:: Supplied entries ::

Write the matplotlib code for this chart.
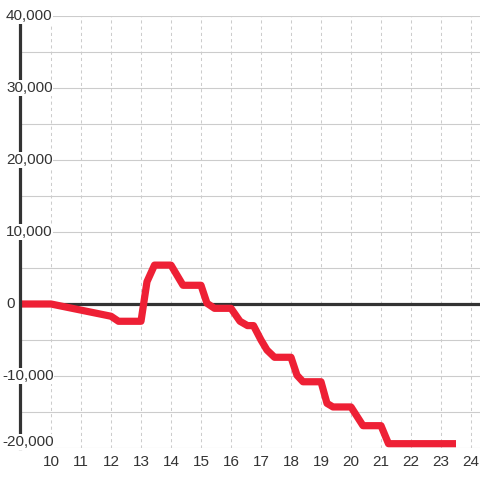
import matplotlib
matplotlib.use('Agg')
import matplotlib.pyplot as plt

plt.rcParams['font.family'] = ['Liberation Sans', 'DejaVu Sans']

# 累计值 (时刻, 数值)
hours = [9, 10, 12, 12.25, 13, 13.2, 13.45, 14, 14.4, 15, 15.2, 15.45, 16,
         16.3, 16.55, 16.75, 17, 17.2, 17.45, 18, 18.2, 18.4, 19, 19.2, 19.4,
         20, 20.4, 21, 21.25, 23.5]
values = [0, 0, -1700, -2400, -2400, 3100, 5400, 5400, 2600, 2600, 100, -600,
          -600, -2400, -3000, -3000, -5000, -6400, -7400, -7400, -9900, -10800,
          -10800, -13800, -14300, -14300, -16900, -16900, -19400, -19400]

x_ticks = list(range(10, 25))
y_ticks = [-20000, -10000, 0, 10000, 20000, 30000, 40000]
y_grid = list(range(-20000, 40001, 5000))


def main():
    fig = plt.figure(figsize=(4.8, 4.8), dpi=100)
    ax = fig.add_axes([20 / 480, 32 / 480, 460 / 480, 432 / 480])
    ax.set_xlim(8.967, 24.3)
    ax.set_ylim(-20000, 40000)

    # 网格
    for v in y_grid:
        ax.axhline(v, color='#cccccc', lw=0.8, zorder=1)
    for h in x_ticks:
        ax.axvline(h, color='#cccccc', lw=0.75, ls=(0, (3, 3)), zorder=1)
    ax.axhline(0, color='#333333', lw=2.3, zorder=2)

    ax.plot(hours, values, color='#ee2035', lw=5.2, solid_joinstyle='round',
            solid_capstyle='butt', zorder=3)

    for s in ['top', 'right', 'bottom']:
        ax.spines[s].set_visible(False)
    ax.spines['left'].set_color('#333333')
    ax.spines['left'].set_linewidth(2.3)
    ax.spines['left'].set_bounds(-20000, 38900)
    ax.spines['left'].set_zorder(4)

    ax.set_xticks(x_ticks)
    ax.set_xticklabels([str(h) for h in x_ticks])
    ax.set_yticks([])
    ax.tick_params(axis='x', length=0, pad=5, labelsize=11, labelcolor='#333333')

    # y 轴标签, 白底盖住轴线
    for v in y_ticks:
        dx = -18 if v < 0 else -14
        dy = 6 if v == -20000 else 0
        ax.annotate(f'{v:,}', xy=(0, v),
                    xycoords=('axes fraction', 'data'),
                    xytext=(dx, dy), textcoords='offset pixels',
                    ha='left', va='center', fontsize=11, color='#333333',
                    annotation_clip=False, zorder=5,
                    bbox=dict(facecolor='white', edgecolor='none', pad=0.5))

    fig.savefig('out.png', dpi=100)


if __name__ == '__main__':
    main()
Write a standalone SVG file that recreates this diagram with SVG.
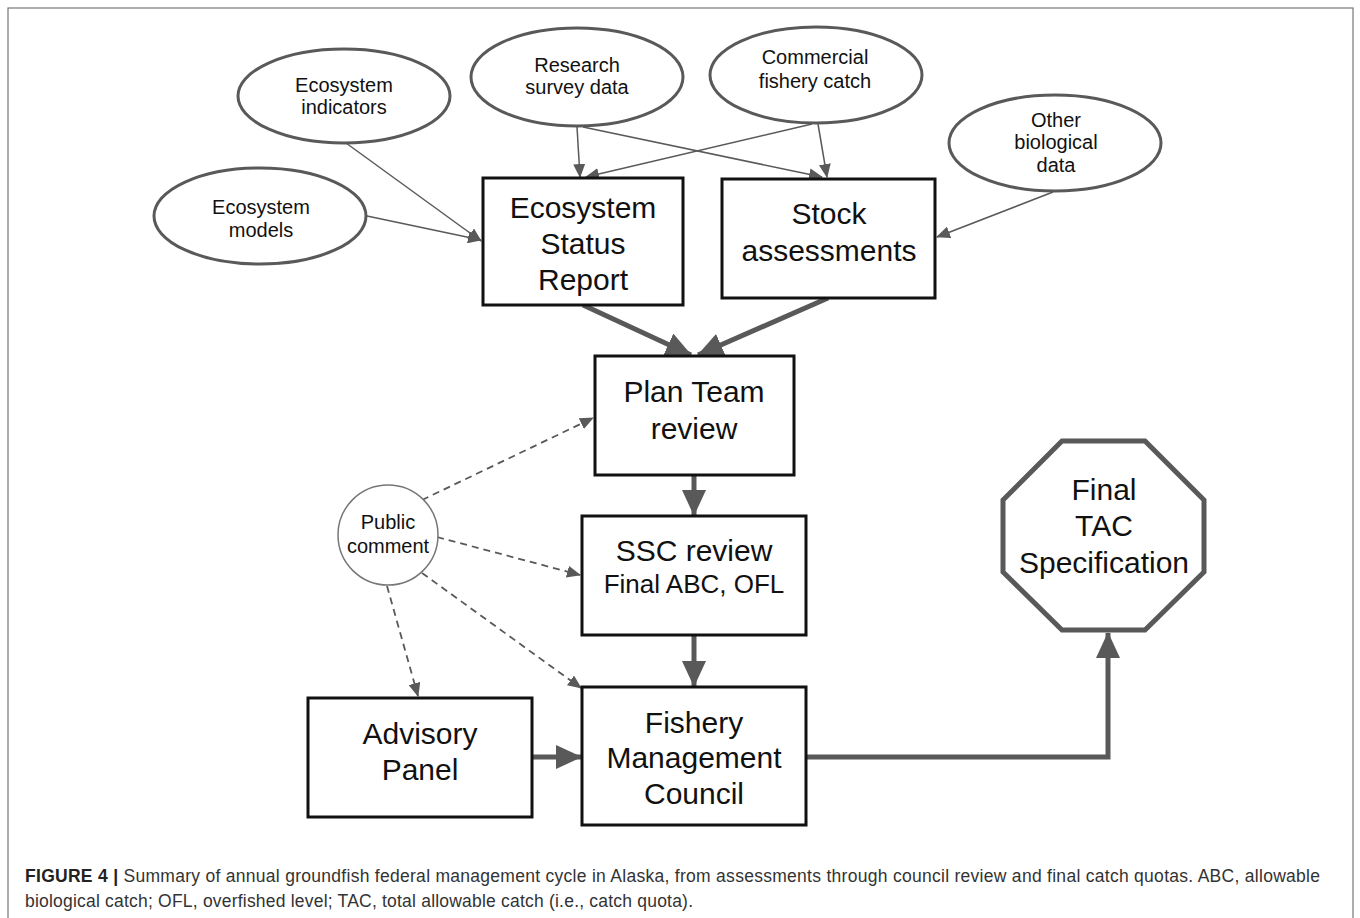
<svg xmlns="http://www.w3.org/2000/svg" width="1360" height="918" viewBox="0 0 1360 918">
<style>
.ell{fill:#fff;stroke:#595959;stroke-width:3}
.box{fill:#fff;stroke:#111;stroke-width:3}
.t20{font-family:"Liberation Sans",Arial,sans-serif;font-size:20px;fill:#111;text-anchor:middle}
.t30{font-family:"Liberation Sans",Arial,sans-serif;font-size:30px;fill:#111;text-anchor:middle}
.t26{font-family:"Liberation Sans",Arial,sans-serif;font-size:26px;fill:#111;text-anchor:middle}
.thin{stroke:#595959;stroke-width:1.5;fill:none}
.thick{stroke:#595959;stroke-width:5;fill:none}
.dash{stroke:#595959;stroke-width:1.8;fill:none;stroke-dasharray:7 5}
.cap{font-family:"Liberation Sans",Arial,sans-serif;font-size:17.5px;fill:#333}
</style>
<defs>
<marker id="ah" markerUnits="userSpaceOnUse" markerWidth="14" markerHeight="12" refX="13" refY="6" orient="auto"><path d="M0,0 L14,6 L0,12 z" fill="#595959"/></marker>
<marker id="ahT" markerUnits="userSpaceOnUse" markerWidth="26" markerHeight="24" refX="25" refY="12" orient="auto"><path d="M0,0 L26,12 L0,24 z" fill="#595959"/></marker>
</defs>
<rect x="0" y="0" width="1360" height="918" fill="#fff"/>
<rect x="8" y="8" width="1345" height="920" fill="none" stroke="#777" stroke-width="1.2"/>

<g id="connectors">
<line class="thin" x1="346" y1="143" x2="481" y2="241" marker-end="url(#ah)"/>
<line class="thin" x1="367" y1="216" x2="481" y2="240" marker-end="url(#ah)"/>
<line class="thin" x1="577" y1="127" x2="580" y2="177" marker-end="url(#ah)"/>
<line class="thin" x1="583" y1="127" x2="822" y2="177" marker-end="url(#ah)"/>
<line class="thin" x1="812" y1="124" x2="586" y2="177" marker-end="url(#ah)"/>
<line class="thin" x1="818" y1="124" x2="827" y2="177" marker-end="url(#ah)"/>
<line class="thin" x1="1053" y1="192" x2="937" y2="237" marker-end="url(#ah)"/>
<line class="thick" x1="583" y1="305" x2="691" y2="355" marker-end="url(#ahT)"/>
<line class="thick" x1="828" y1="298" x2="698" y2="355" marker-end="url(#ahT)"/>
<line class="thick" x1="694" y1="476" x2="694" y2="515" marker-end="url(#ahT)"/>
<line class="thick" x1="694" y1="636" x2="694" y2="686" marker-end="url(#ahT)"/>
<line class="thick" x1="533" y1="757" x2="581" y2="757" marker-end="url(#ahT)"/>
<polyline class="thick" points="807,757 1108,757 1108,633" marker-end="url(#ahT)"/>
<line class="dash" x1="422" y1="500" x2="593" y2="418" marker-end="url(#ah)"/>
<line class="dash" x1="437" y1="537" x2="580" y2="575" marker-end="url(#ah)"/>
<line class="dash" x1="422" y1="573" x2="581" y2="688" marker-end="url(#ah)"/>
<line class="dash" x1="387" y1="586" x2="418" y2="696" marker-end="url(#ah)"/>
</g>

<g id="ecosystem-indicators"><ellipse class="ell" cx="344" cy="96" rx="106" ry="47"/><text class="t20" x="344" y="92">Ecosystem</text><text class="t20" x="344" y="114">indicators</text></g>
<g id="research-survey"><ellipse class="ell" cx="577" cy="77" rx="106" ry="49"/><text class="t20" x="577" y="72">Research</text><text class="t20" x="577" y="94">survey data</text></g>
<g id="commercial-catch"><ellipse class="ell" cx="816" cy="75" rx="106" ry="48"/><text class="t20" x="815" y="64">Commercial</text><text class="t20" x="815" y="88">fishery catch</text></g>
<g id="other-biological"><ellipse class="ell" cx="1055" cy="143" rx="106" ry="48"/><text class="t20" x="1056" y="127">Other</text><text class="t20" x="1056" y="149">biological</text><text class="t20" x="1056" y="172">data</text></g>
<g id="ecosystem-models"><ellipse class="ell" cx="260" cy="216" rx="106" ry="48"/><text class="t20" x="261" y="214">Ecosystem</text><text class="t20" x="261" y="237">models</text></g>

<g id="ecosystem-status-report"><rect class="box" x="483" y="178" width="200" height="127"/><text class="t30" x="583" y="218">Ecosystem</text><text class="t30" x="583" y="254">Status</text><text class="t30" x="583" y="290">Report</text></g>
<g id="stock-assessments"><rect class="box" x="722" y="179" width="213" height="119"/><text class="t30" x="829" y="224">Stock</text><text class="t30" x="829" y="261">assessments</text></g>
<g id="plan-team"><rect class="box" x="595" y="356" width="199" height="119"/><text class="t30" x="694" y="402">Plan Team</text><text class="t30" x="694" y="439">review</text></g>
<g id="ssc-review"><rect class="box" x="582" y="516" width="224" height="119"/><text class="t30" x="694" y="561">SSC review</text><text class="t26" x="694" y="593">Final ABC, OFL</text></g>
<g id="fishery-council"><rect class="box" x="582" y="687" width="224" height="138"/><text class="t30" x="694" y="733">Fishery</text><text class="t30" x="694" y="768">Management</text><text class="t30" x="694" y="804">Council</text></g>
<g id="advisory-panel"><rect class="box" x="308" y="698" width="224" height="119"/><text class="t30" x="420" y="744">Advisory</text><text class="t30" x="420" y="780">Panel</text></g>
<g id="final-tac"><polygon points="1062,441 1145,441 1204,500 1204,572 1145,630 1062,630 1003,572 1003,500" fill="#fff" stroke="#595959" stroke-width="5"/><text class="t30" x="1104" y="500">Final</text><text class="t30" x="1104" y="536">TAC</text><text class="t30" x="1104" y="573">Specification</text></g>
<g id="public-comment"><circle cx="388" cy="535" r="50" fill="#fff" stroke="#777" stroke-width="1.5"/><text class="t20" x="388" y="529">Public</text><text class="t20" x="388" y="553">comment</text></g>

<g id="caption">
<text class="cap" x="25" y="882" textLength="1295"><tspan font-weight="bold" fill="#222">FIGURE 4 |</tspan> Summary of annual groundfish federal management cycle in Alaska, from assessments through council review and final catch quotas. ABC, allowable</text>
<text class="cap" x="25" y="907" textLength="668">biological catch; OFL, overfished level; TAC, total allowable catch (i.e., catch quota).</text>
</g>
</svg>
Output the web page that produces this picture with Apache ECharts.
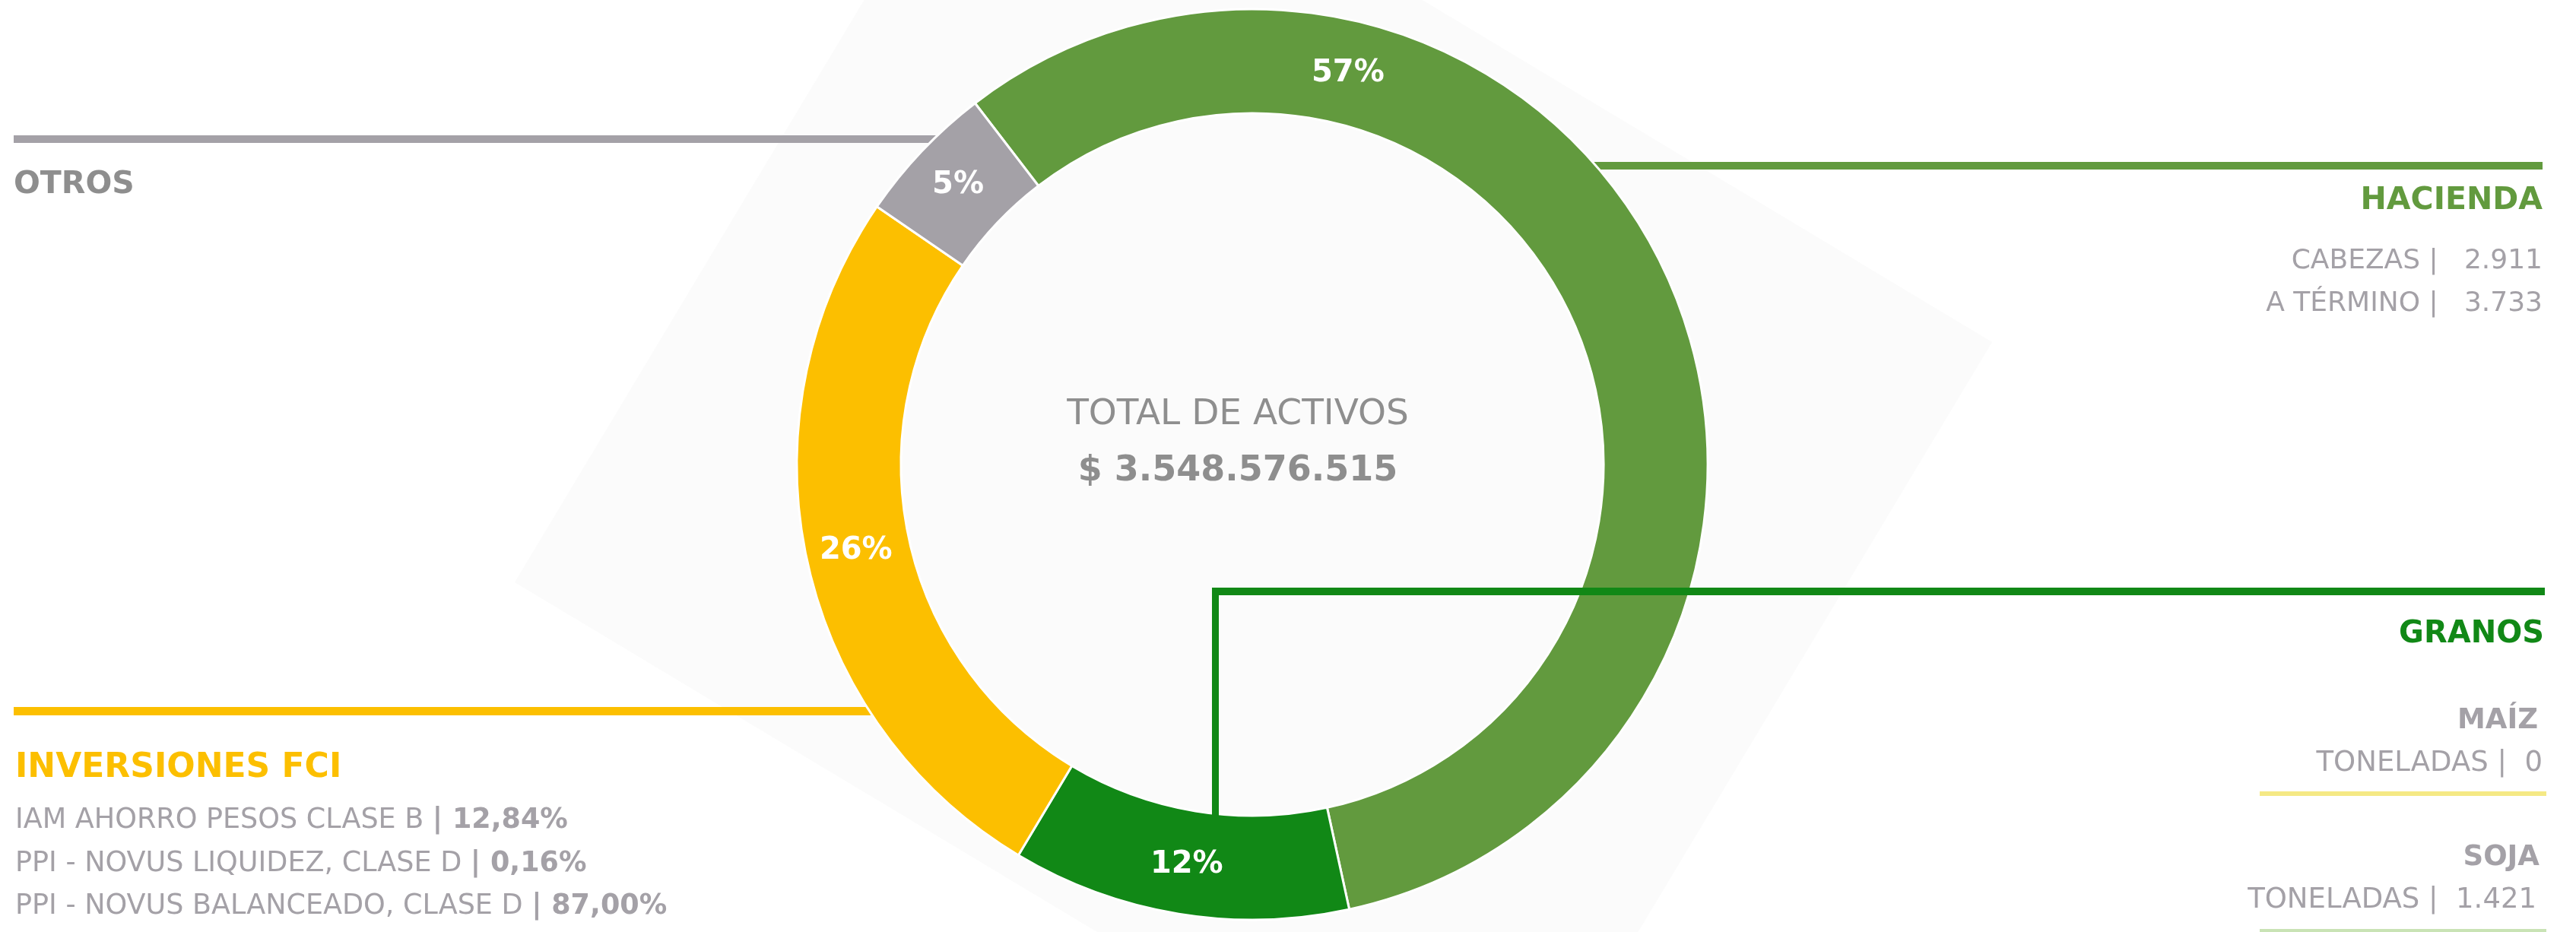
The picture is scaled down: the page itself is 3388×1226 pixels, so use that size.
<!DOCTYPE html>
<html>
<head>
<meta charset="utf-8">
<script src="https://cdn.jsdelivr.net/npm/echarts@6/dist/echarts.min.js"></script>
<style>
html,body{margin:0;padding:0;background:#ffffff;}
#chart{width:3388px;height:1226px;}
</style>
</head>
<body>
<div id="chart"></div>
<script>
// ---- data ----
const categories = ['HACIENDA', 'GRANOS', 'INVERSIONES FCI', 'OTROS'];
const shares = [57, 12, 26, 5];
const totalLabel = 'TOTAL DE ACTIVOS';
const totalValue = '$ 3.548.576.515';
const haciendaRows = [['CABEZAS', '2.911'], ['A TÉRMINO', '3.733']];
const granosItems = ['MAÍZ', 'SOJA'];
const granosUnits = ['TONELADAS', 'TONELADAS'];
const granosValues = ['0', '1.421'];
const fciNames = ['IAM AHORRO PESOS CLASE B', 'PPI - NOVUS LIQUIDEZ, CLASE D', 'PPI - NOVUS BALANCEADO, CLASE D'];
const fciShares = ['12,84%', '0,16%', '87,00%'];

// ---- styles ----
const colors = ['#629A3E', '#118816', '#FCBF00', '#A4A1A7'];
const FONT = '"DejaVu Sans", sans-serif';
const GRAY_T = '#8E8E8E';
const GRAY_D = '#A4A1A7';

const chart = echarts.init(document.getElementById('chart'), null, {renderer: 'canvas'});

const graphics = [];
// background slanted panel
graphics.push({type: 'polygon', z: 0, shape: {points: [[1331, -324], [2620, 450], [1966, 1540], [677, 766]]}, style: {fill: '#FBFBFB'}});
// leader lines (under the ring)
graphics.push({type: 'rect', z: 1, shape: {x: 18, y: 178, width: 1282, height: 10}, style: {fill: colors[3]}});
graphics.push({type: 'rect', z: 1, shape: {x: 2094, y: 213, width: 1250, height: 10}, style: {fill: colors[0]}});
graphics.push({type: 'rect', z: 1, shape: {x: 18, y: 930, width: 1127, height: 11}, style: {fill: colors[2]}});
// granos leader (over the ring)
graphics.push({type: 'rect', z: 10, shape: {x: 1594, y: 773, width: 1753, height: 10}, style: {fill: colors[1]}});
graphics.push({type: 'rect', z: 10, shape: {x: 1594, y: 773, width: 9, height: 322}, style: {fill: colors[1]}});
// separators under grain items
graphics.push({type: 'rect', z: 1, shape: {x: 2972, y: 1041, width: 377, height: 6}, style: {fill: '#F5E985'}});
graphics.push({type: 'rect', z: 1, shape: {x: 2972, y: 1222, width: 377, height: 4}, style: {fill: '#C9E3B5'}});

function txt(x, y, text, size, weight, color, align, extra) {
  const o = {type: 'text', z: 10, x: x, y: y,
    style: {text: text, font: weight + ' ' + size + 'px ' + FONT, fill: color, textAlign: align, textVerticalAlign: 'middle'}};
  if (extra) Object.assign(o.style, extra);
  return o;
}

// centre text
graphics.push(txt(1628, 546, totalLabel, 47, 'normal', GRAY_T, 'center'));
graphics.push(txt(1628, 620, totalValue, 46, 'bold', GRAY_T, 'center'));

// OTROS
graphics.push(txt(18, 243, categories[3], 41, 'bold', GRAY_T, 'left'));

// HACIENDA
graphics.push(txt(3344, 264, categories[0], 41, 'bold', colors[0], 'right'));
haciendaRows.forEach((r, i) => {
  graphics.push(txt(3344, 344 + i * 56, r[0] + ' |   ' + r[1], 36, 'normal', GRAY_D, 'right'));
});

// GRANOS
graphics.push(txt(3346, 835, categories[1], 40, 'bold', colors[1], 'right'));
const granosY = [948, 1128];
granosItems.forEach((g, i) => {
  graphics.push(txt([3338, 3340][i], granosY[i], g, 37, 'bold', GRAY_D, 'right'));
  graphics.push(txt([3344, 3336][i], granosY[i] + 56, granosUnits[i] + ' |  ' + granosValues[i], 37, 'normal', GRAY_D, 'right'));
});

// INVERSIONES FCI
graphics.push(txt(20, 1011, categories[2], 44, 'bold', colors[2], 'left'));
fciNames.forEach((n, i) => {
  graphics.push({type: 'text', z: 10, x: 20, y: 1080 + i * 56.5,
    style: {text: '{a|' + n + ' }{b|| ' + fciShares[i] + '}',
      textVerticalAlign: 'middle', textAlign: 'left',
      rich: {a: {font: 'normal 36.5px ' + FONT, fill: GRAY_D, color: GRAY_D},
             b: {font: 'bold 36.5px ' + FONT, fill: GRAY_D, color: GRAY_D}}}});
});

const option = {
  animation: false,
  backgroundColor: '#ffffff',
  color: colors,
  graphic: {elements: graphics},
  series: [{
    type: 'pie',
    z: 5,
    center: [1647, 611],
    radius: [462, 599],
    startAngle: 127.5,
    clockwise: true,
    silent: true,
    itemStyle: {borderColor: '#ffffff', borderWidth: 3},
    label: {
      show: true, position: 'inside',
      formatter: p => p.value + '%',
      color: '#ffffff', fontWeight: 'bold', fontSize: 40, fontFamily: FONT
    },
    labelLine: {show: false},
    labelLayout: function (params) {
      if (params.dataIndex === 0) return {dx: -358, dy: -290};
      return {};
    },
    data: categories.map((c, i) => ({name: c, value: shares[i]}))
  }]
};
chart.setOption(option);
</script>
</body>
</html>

:::

→ **Stated goal**:
Of the lines in the data, how many hold the string "Write"? State the number, nothing else.

→ **Task output**:
2